Around 300 people demonstrated in front of the French embassy in Tehran on Sunday to protest inflammatory depictions of Islam's Prophet Mohammed in an American-made film and in a French satirical magazine.
The crowd, shouting "Death to America," "Death to Israel," "Death to Britain" and "Death to France," was kept away by police in anti-riot gear, witnesses told AFP. No violence was reported.
The embassy took security precautions ahead of the protest, minimising staff and closing the French school in Tehran and other dependent institutes.

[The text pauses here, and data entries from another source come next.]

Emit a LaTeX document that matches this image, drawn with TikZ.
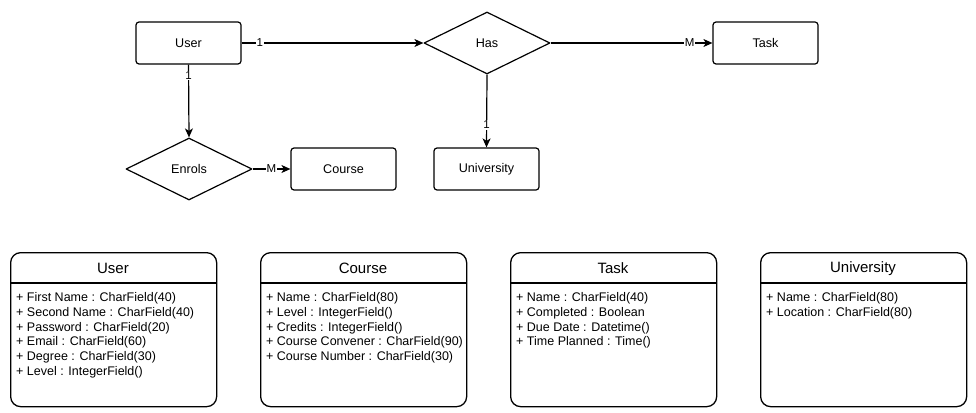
\documentclass[tikz,border=0pt]{standalone}
\usepackage{fontspec}
\setmainfont{Liberation Sans}
\usetikzlibrary{shapes.geometric,arrows.meta}
\begin{document}
\begin{tikzpicture}[x=1pt,y=-1pt,>={Stealth[length=9pt,width=8pt,inset=2.5pt]},line join=round,
	entity/.style={draw,line width=1.2pt,rounded corners=3pt,minimum width=105pt,minimum height=42pt,inner sep=0pt,font=\fontsize{12.6}{14}\selectfont},
	relation/.style={draw,line width=1.2pt,diamond,aspect=2,minimum width=126pt,minimum height=62pt,inner sep=0pt,font=\fontsize{12.6}{14}\selectfont},
	card/.style={fill=white,inner sep=0.8pt,font=\fontsize{11.5}{11.5}\selectfont},
	classbox/.style={draw,line width=1.3pt,rounded corners=10pt,minimum width=206pt,minimum height=154pt,anchor=north west},
	classname/.style={anchor=center,font=\fontsize{15}{16}\selectfont},
	classattr/.style={anchor=north west,align=left,inner sep=0pt,font=\fontsize{12.5}{14.7}\selectfont}]
	\useasboundingbox (0,0) rectangle (976,412);
	% er part
	\node[entity] (user) at (188.5,43) {User};
	\node[relation] (has) at (487,43) {Has};
	\node[entity] (task) at (765.5,43) {Task};
	\node[relation] (enrols) at (189,169) {Enrols};
	\node[entity] (course) at (343.5,169) {Course};
	\node[entity] (uni) at (486.5,169) {University};
	\foreach \a/\b/\p/\t in {user.east/has.west/0.1/1, has.east/task.west/0.86/M,
		user.south/enrols.north/0.15/1, enrols.east/course.west/0.5/M, has.south/uni.north/0.69/1}
		\draw[->,line width=1.2pt] (\a) -- node[card,pos=\p] {\t} (\b);
	% class part
	\foreach \x/\name/\attrs in {
		10/User/{+ First Name : CharField(40)\\+ Second Name : CharField(40)\\+ Password : CharField(20)\\+ Email : CharField(60)\\+ Degree : CharField(30)\\+ Level : IntegerField()},
		260/Course/{+ Name : CharField(80)\\+ Level : IntegerField()\\+ Credits : IntegerField()\\+ Course Convener : CharField(90)\\+ Course Number : CharField(30)},
		510/Task/{+ Name : CharField(40)\\+ Completed : Boolean\\+ Due Date : Datetime()\\+ Time Planned : Time()},
		760/University/{+ Name : CharField(80)\\+ Location : CharField(80)}}{
		\node[classbox] (c\name) at (\x,252) {};
		\node[classname] (t\name) at (\x+103,268.5) {\name};
		\draw[line width=1.3pt] (\x,283) -- (\x+206,283);
		\node[classattr] (a\name) at (\x+6,292.5) {\attrs};
	}
\end{tikzpicture}
\end{document}
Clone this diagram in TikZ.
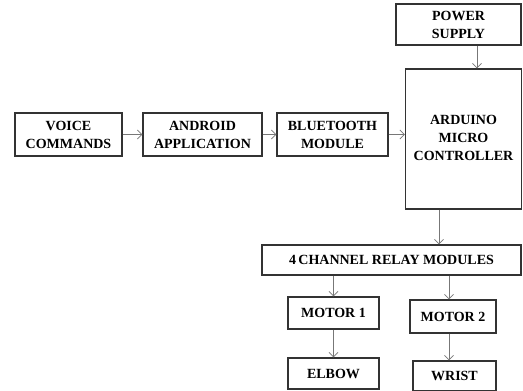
\documentclass[tikz,border=0pt]{standalone}
\usepackage{fontspec}
\setmainfont{Liberation Serif}[BoldFont={Liberation Serif Bold}]
\usetikzlibrary{arrows.meta}
\definecolor{boxline}{HTML}{333333}
\definecolor{arrline}{HTML}{777777}
\begin{document}
\begin{tikzpicture}[x=1pt,y=-1pt,
  blk/.style={draw=boxline,line width=1.1pt,rectangle,inner sep=0pt,align=center,
    font=\fontsize{14}{18}\selectfont\bfseries},
  flow/.style={draw=arrline,line width=0.8pt,-{Straight Barb[length=4.5pt,width=9pt]}}]
\useasboundingbox[fill=white] (0,0) rectangle (523,391);
\node[blk,minimum width=107pt,minimum height=43pt] (voice) at (68.5,134.5) {VOICE\\COMMANDS};
\node[blk,minimum width=119pt,minimum height=43pt] (android) at (202.5,134.5) {ANDROID\\APPLICATION};
\node[blk,minimum width=111pt,minimum height=43pt] (bt) at (332.5,134.5) {BLUETOOTH\\MODULE};
\node[blk,minimum width=125pt,minimum height=41pt] (power) at (458.5,24.5) {POWER\\SUPPLY};
\node[blk,minimum width=116pt,minimum height=140pt] (ard) at (463.5,139) {\raisebox{7pt}{\begin{tabular}{@{}c@{}}ARDUINO\\MICRO\\CONTROLLER\end{tabular}}};
\node[blk,minimum width=259pt,minimum height=30pt] (relay) at (391.5,260) {4\,CHANNEL RELAY MODULES};
\node[blk,minimum width=91pt,minimum height=32pt] (m1) at (333.5,313) {MOTOR 1};
\node[blk,minimum width=86pt,minimum height=33pt] (m2) at (453,316.5) {MOTOR 2};
\node[blk,minimum width=91pt,minimum height=31pt] (elbow) at (333.5,373.5) {ELBOW};
\node[blk,minimum width=83pt,minimum height=30pt] (wrist) at (454.5,376) {WRIST};
\draw[flow] (voice.east) -- (android.west);
\draw[flow] (android.east) -- (bt.west);
\draw[flow] (bt.east) -- (ard.west |- bt.east);
\draw[flow] ([xshift=18.5pt]power.south) -- ([xshift=18.5pt]power.south |- ard.north);
\draw[flow] ([xshift=-24.5pt]ard.south) -- ([xshift=-24.5pt]ard.south |- relay.north);
\draw[flow] (relay.south -| m1.north) -- (m1.north);
\draw[flow] ([xshift=-4pt]relay.south -| m2.north) -- ([xshift=-4pt]m2.north);
\draw[flow] (m1.south) -- (elbow.north);
\draw[flow] ([xshift=-4pt]m2.south) -- ([xshift=-4pt]m2.south |- wrist.north);
\end{tikzpicture}
\end{document}
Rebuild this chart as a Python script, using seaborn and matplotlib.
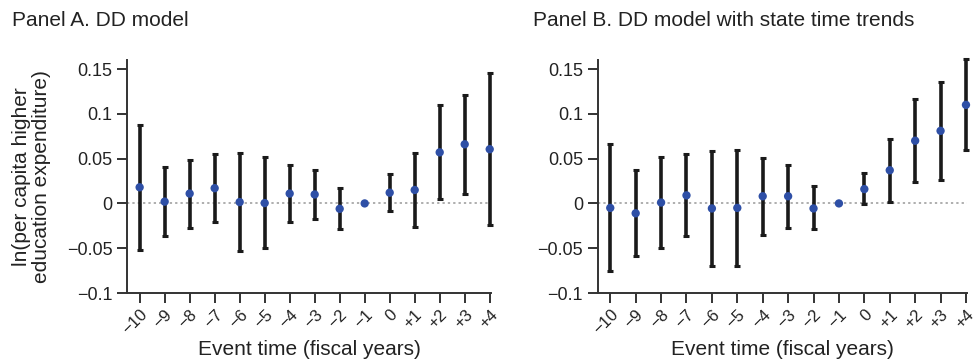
import numpy as np
import pandas as pd
import matplotlib
matplotlib.use("Agg")
import matplotlib.pyplot as plt
import seaborn as sns

event_time = [-10, -9, -8, -7, -6, -5, -4, -3, -2, -1, 0, 1, 2, 3, 4]
tick_labels = ["\u221210", "\u22129", "\u22128", "\u22127", "\u22126", "\u22125", "\u22124",
               "\u22123", "\u22122", "\u22121", "0", "+1", "+2", "+3", "+4"]

# Panel A: DD model
est_a = [0.018, 0.002, 0.011, 0.017, 0.0015, 0.0004, 0.011, 0.010, -0.006, 0.0,
         0.012, 0.015, 0.057, 0.066, 0.0605]
hi_a = [0.087, 0.041, 0.048, 0.055, 0.056, 0.052, 0.043, 0.037, 0.017, 0.0,
        0.033, 0.056, 0.110, 0.121, 0.1455]
lo_a = [-0.052, -0.036, -0.027, -0.021, -0.053, -0.050, -0.021, -0.017, -0.028, 0.0,
        -0.0085, -0.026, 0.0045, 0.011, -0.024]

# Panel B: DD model with state time trends
est_b = [-0.005, -0.011, 0.001, 0.009, -0.0056, -0.005, 0.008, 0.008, -0.0056, 0.0,
         0.016, 0.037, 0.070, 0.081, 0.110]
hi_b = [0.066, 0.037, 0.052, 0.055, 0.059, 0.060, 0.051, 0.043, 0.019, 0.0,
        0.034, 0.072, 0.116, 0.136, 0.1615]
lo_b = [-0.075, -0.059, -0.050, -0.036, -0.070, -0.070, -0.035, -0.027, -0.029, 0.0,
        -0.001, 0.002, 0.024, 0.026, 0.060]

yticks = [-0.1, -0.05, 0, 0.05, 0.1, 0.15]
ytick_labels = ["\u22120.1", "\u22120.05", "0", "0.05", "0.1", "0.15"]

sns.set_style("ticks")
plt.rcParams["font.family"] = ["Liberation Sans", "DejaVu Sans"]

fig = plt.figure(figsize=(9.78, 3.64), dpi=100)
ax_a = fig.add_axes([0.130, 0.195, 0.372, 0.640])
ax_b = fig.add_axes([0.611, 0.195, 0.378, 0.640])

panels = [
    (ax_a, est_a, lo_a, hi_a, "Panel A. DD model", 0.012),
    (ax_b, est_b, lo_b, hi_b, "Panel B. DD model with state time trends", 0.545),
]

for ax, est, lo, hi, title, tx in panels:
    df = pd.DataFrame({"t": event_time, "est": est, "lo": lo, "hi": hi})
    ax.axhline(0, color="#999999", lw=1.1, ls=(0, (1.5, 2)), zorder=1)
    bars = df[df["t"] != -1]
    ax.errorbar(bars["t"], bars["est"],
                yerr=[bars["est"] - bars["lo"], bars["hi"] - bars["est"]],
                fmt="none", ecolor="#1a1a1a", elinewidth=2.6, capsize=2.5,
                capthick=2.2, zorder=2, clip_on=False)
    sns.scatterplot(data=df, x="t", y="est", ax=ax, color="#2e4fa6", s=36,
                    edgecolor="none", zorder=3, clip_on=False)
    ax.set_xlim(-10.5, 4.05)
    ax.set_ylim(-0.1, 0.16)
    ax.set_yticks(yticks)
    ax.set_yticklabels(ytick_labels, fontsize=13, color="#222222")
    ax.set_xticks(event_time)
    ax.set_xticklabels(tick_labels, rotation=45, ha="right", rotation_mode="anchor",
                       fontsize=12, color="#222222")
    ax.tick_params(axis="both", direction="out", length=7, width=1.4, color="#333333")
    ax.tick_params(axis="x", pad=3)
    for side in ["left", "bottom"]:
        ax.spines[side].set_linewidth(1.4)
        ax.spines[side].set_color("#333333")
    sns.despine(ax=ax)
    ax.set_xlabel("Event time (fiscal years)", fontsize=15, color="#222222", labelpad=2)
    ax.set_ylabel("")
    fig.text(tx, 0.943, title, fontsize=15, color="#222222", ha="left", va="center")

fig.text(0.032, 0.515, "ln(per capita higher\neducation expenditure)", fontsize=15,
         color="#222222", rotation=90, ha="center", va="center", linespacing=1.05)

fig.savefig("out.png", dpi=100)
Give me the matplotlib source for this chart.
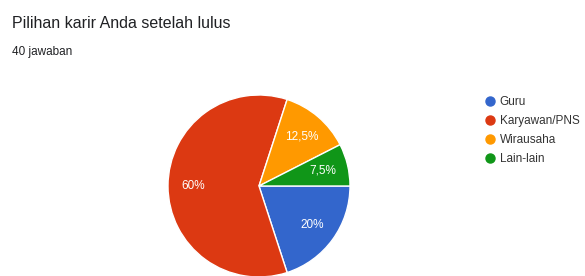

The French embassy is one of the most prominent Western missions left in the capital, following last year's closure of Britain's embassy after it was stormed by protesters during a state-sanctioned demonstration, and Canada's decision this month to close its embassy because of fears over its diplomats' safety.
The United States has had no embassy in Iran since the 1979-1981 hostage crisis in which its diplomats were seized and held by Islamic students.
Last Thursday, some 200 people protested in front of the French embassy following the publication by French satirical magazine Charlie Hebdo of cartoons portraying a naked Prophet Mohammed.
Iran's foreign ministry said that day that the Islamic republic "strongly condemns insults against Islamic sanctities" and called the cartoons "an organised plot... by Zionist circles."
Violent protests have occurred in other Muslim countries over the amateurish American-made film "Innocence of Muslims," which ridicules Mohammed. Last week, four US officials including the ambassador to Libya, were killed in the eastern Libyan city of Benghazi.